Au reste, il faut redire ici comme à l’article Reliques : Jésus n’a condamné que l’hypocrisie des Juifs en disant[3] : Malheur à vous, scribes et pharisiens hypocrites, parce que vous courez la mer et la terre pour faire un prosélyte ; et quand il l’est devenu, vous le rendez digne de la géhenne deux fois plus que vous.



XÉNOPHANES[4].


Bayle a pris le prétexte de l’article Xénophanes pour faire le panégyrique du diable, comme autrefois Simonide, à l’occasion d’un lutteur qui avait remporté le prix à coups de poing aux jeux olympiques, chanta dans une belle ode les louanges de Castor et de Pollux. Mais, au fond, que nous importent les rêveries de Xénophanes ? Que saurons-nous en apprenant qu’il regardait la nature comme un être infini, immobile, composé d’une infinité de petits corpuscules, de petites monades douées d’une force motrice, de petites molécules organiques ; qu’il pensait d’ailleurs à peu près comme pensa depuis Spinosa, ou que plutôt il cherchait à penser, et qu’il se contredit plusieurs fois, ce qui était le propre des anciens philosophes ?

Si Anaximène enseigna que l’atmosphère était Dieu ; si Thalès attribua à l’eau la formation de toutes choses parce que l’Égypte était fécondée par ses inondations ; si Phérécide et Héraclite donnèrent au feu tout ce que Thalès donnait à l’eau, quel bien nous revient-il de toutes ces imaginations chimériques ?

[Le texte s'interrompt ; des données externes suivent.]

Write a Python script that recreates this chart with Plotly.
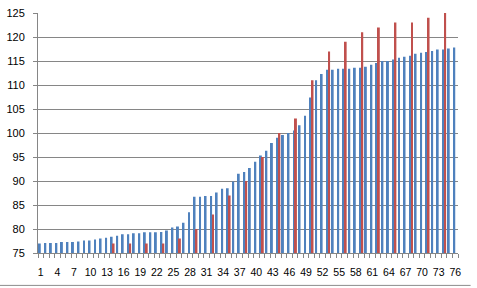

  1. Pages 6 et 10 de la traduction française de Jacques de Migrode. (Note de Voltaire.)
  2. Psaume cxxxvi, v. 9. (Id.)
  3. Matthieu, chapitre xxiii, v. 15. (Id.)
  4. Questions sur l’Encyclopédie, neuvième partie, 1772, (B.) — Il a été question de Xénophanes à l’article Emblème, tome XVIII.